L’oeuvre de Klibansky est immense. Il a contribué à l’histoire de la philosophie en commentant et en éditant les travaux de grands maîtres anciens comme Proclus, Nicolas de Cues et Maître Eckart. Rappelons ses livres, The Continuity of the Platonic Tradition[4] et le Corpus Platonicum Medii Aevi[5]. Son livre avec Erwin Panofsky et Fritz Saxl Saturne et la mélancolie[6] est un chef d’oeuvre sur l’histoire de l’art et des idées.

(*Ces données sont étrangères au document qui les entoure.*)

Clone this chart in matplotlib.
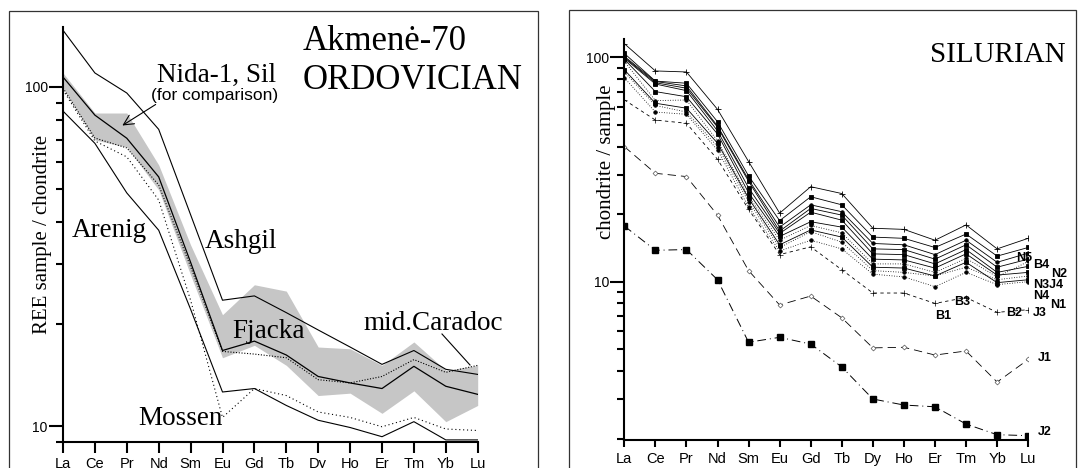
import matplotlib
matplotlib.use('Agg')
import matplotlib.pyplot as plt
from matplotlib.patches import Rectangle
from matplotlib.ticker import FixedLocator, NullFormatter, FixedFormatter
import numpy as np

W, H = 1082, 468
SERIF = 'Liberation Serif'
SANS = 'Liberation Sans'

elements = ['La', 'Ce', 'Pr', 'Nd', 'Sm', 'Eu', 'Gd', 'Tb', 'Dy', 'Ho', 'Er', 'Tm', 'Yb', 'Lu']

# left panel: Akmene-70, Ordovician
ashgil = [147, 110, 96, 75, 42, 23.5, 24.2, 21.6, 19.2, 17.1, 15.2, 16.7, 14.7, 14.2]
fjacka = [107, 82.6, 70.6, 54.3, 30.4, 16.7, 17.8, 16.2, 14.0, 13.4, 12.9, 15.0, 13.1, 12.4]
arenig = [84.9, 68.2, 48.7, 37.8, 22.1, 12.6, 12.9, 11.5, 10.4, 9.9, 9.3, 10.3, 9.1, 9.1]
caradoc = [99.3, 70.7, 66.1, 51.4, 29.5, 16.6, 16.3, 15.9, 13.7, 13.4, 14.0, 15.7, 14.4, 15.1]
mossen = [98, 69.3, 62.2, 46.4, 23.5, 10.6, 12.9, 12.3, 11.0, 10.6, 9.95, 10.6, 9.8, 9.7]
nida_hi = [110, 83.8, 83.8, 58.9, 34.2, 21.3, 26.1, 25.0, 17.1, 16.9, 15.1, 17.7, 14.6, 15.1]
nida_lo = [99.3, 69.8, 66.5, 49.7, 27.9, 15.9, 17.3, 15.1, 12.3, 12.5, 10.9, 12.7, 10.3, 11.5]

# right panel: Silurian samples
N5 = [115, 86.9, 86, 58.6, 34.3, 20.2, 26.5, 24.7, 17.3, 17.1, 15.3, 17.9, 14.0, 15.6]
B4 = [104, 78.3, 76.6, 51.6, 29.6, 18.7, 23.9, 22.0, 15.8, 15.6, 14.2, 16.3, 13.0, 14.2]
N2 = [101, 78.0, 74.5, 49.4, 28.5, 17.5, 22.0, 20.5, 14.8, 14.6, 13.2, 15.3, 12.2, 13.4]
N3 = [100, 77.0, 72.8, 48.8, 28.0, 16.8, 21.2, 19.8, 14.0, 13.9, 12.6, 14.6, 11.6, 12.6]
N4 = [99, 76.0, 71.0, 47.0, 26.2, 16.4, 20.4, 18.8, 13.3, 13.2, 12.0, 13.9, 11.0, 11.7]
N1 = [98, 70.3, 66.7, 45.5, 24.9, 15.9, 18.5, 17.5, 12.6, 12.5, 11.5, 13.3, 10.7, 11.0]
J4 = [96, 64.1, 64.5, 42.4, 24.0, 15.3, 17.8, 16.5, 12.0, 12.0, 11.0, 12.7, 10.5, 12.3]
B2 = [88, 62.4, 59.3, 41.4, 23.5, 14.6, 17.0, 15.8, 11.6, 11.5, 10.6, 12.2, 9.9, 10.2]
B3 = [86, 61.0, 57.0, 40.0, 22.7, 14.2, 16.7, 15.0, 11.2, 11.0, 10.6, 11.6, 10.2, 10.6]
B1 = [81, 57.0, 55.7, 38.6, 21.5, 13.7, 15.3, 14.0, 10.8, 10.5, 9.5, 11.0, 9.7, 10.0]
J3 = [64.6, 52.5, 50.8, 35.1, 21.0, 13.2, 14.3, 11.3, 8.9, 8.9, 8.0, 8.5, 7.3, 7.5]
J1 = [40, 30.4, 29.4, 19.8, 11.2, 7.87, 8.63, 6.9, 5.07, 5.1, 4.71, 4.91, 3.57, 4.5]
J2 = [17.7, 13.8, 13.9, 10.2, 5.37, 5.65, 5.27, 4.17, 3.0, 2.82, 2.77, 2.32, 2.08, 2.06]


def fx(x):
    return x / W


def fy(y):
    return 1 - y / H


def style_axis(ax, ylim, minor, xtick_len, xpad):
    ax.set_yscale('log')
    ax.set_xlim(0, len(elements) - 1)
    ax.set_ylim(*ylim)
    for s in ['top', 'right']:
        ax.spines[s].set_visible(False)
    for s in ['left', 'bottom']:
        ax.spines[s].set_linewidth(1.5)
    ax.set_xticks(range(len(elements)))
    ax.set_xticklabels(elements, fontsize=10.5, family=SANS)
    ax.yaxis.set_major_locator(FixedLocator([10, 100]))
    ax.yaxis.set_major_formatter(FixedFormatter(['10', '100']))
    ax.yaxis.set_minor_locator(FixedLocator(minor))
    ax.yaxis.set_minor_formatter(NullFormatter())
    ax.tick_params(axis='y', which='major', length=10, width=1.5, pad=1, labelsize=10)
    ax.tick_params(axis='y', which='minor', length=5, width=1.5)
    ax.tick_params(axis='x', length=xtick_len, width=1.5, pad=xpad)
    for lab in ax.get_yticklabels():
        lab.set_family(SANS)
    ax.patch.set_alpha(0)


fig = plt.figure(figsize=(W / 100, H / 100), dpi=100)

# panel frames
fig.add_artist(Rectangle((fx(9), -0.1), fx(538) - fx(9), fy(11) + 0.1,
                         transform=fig.transFigure, fill=False, ec='#333333', lw=0.9))
fig.add_artist(Rectangle((fx(569), -0.1), fx(1076) - fx(569), fy(10) + 0.1,
                         transform=fig.transFigure, fill=False, ec='#333333', lw=0.9))

# ---------- left panel ----------
ax1 = fig.add_axes([fx(63), fy(441.7), (477.7 - 63) / W, (441.7 - 27) / H])
x = np.arange(len(elements))
ax1.fill_between(x, nida_lo, nida_hi, color='#c6c6c6', lw=0)
ax1.plot(x, ashgil, color='black', lw=0.8)
ax1.plot(x, fjacka, color='black', lw=0.9)
ax1.plot(x, arenig, color='black', lw=0.8)
ax1.plot(x, caradoc, color='black', lw=0.8, ls=(0, (1, 1.5)))
ax1.plot(x, mossen, color='black', lw=0.8, ls=(0, (1, 2.5)))
style_axis(ax1, (8.99, 150.3), [9, 20, 30, 40, 50, 60, 70, 80, 90], 8, 3)
ax1.set_ylabel('REE sample / chondrite', family=SERIF, fontsize=15)
ax1.yaxis.set_label_coords(fx(35) - fx(63), 0.5)

fig.text(fx(303), fy(50), 'Akmenė-70', family=SERIF, fontsize=25, va='baseline')
fig.text(fx(303), fy(89), 'ORDOVICIAN', family=SERIF, fontsize=25, va='baseline')
fig.text(fx(157), fy(82), 'Nida-1, Sil', family=SERIF, fontsize=19.5, va='baseline')
fig.text(fx(151), fy(100), '(for comparison)', family=SANS, fontsize=12.5, va='baseline')
fig.text(fx(72), fy(237), 'Arenig', family=SERIF, fontsize=19.5, va='baseline')
fig.text(fx(205), fy(248), 'Ashgil', family=SERIF, fontsize=19.5, va='baseline')
fig.text(fx(232), fy(338), 'Fjacka', family=SERIF, fontsize=19.5, va='baseline')
fig.text(fx(138), fy(425), 'Mossen', family=SERIF, fontsize=19.5, va='baseline')
fig.text(fx(363), fy(330), 'mid.Caradoc', family=SERIF, fontsize=19.5, va='baseline')
fig.add_artist(plt.Line2D([fx(442), fx(470)], [fy(334), fy(365)], transform=fig.transFigure,
                          color='black', lw=0.8))
ax1.annotate('', xy=(fx(120), fy(127)), xytext=(fx(158), fy(103)),
             xycoords='figure fraction', textcoords='figure fraction',
             arrowprops=dict(arrowstyle='->', lw=0.8, color='black', mutation_scale=18))

# ---------- right panel ----------
ax2 = fig.add_axes([fx(624.3), fy(440), (1028.2 - 624.3) / W, (440 - 39) / H])
upper = [
    (N5, '-', '+', 'none', 4),
    (B4, '-', 's', 'black', 3.5),
    (N2, '-', 'o', 'black', 2.5),
    (N3, '-', 's', 'black', 3.5),
    (N4, '-', 's', 'black', 3.5),
    (N1, '-', 's', 'black', 3.5),
    (J4, (0, (1, 2)), 'o', 'black', 2.5),
    (B2, '-', 's', 'black', 3.5),
    (B3, (0, (1, 2)), 'o', 'black', 2.5),
    (B1, (0, (1, 2)), 'o', 'black', 2.5),
]
for vals, ls, mk, mfc, ms in upper:
    ax2.plot(x, vals, color='black', lw=0.6, ls=ls, marker=mk, ms=ms, mfc=mfc,
             mec='black', mew=0.6)
ax2.plot(x, J3, color='black', lw=0.6, ls=(0, (4, 4)), marker='+', ms=4, mew=0.5)
ax2.plot(x, J1, color='black', lw=0.6, ls=(0, (10, 6)), marker='D', ms=2.5,
         mfc='white', mec='#555555', mew=0.5)
ax2.plot(x, J2, color='black', lw=0.7, ls=(0, (9, 4, 1, 4)), marker='s', ms=4, mfc='black')
style_axis(ax2, (1.97, 120.6), [2, 3, 4, 5, 6, 7, 8, 9, 20, 30, 40, 50, 60, 70, 80, 90], 5, 3.5)
ax2.set_ylabel('chondrite / sample', family=SERIF, fontsize=15)
ax2.yaxis.set_label_coords(fx(602) - fx(624.3), (440 - 162) / (440 - 39))

fig.text(fx(1066), fy(62), 'SILURIAN', family=SERIF, fontsize=21, va='baseline', ha='right')

labels = [
    ('N5', 12.6, 12.75), ('B4', 13.15, 11.87), ('N2', 13.75, 10.77), ('N3J4', 13.15, 9.62),
    ('N4', 13.15, 8.59), ('N1', 13.7, 7.87), ('B3', 10.6, 8.12), ('B2', 12.3, 7.26),
    ('B1', 10.0, 7.04), ('J3', 13.15, 7.25), ('J1', 13.3, 4.57), ('J2', 13.3, 2.14),
]
for txt, lx, ly in labels:
    ax2.text(lx, ly, txt, fontsize=9, fontweight='bold', family=SANS, va='center',
             ha='left', clip_on=False)

fig.savefig('out.png', dpi=100)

Il a en outre réussi à rapprocher les philosophes de différentes cultures et doctrines et à faire connaître leurs écrits en promouvant le dialogue et en dirigeant la publication de chroniques comme La philosophie au milieu du XXe siècle[7], La philosophie contemporaine[8], La philosophie en Europe[9] et La philosophie d’expression française au Canada[10]. Il a aussi contribué à répandre l’idéal de tolérance en créant la collection «Philosophie et communauté mondiale», qui a publié des textes historiques fondamentaux en la matière comme de multiples traductions de la Lettre sur la tolérance, de John Locke, ainsi que la traduction anglaise des Édits d’Asoka[11], l’empereur bouddhiste indien qui prêchait le respect de toutes les religions. Dans son dernier livre, Idées sans frontières, Klibansky fait une profonde analyse philosophique de la nature même de la tolérance:

Une tolérance sans limite est-elle possible? Deux considérations s’imposent: il est clair que la tolérance ne s’étend pas à l’intolérance. D’une part, le respect du droit de l’Autre suppose que l’on ne tolère pas l’absence de respect. D’autre part, une tolérance sans limite, qui s’étendrait à l’incitation à la haine, par exemple, peut dégénérer en violence. De nos jours, la tolérance est de plus en plus liée au pluralisme: pluralisme des religions, des cultures, des langues[12].

Voilà des phrases d’une grande actualité.

Je terminerai cet hommage en exprimant ma profonde gratitude à Éthel Groffier, l’épouse et précieuse collaboratrice de Raymond Klibansky, grâce à laquelle il a pu sereinement continuer son travail philosophique et son action éthique en faveur de la liberté jusqu’à la fin.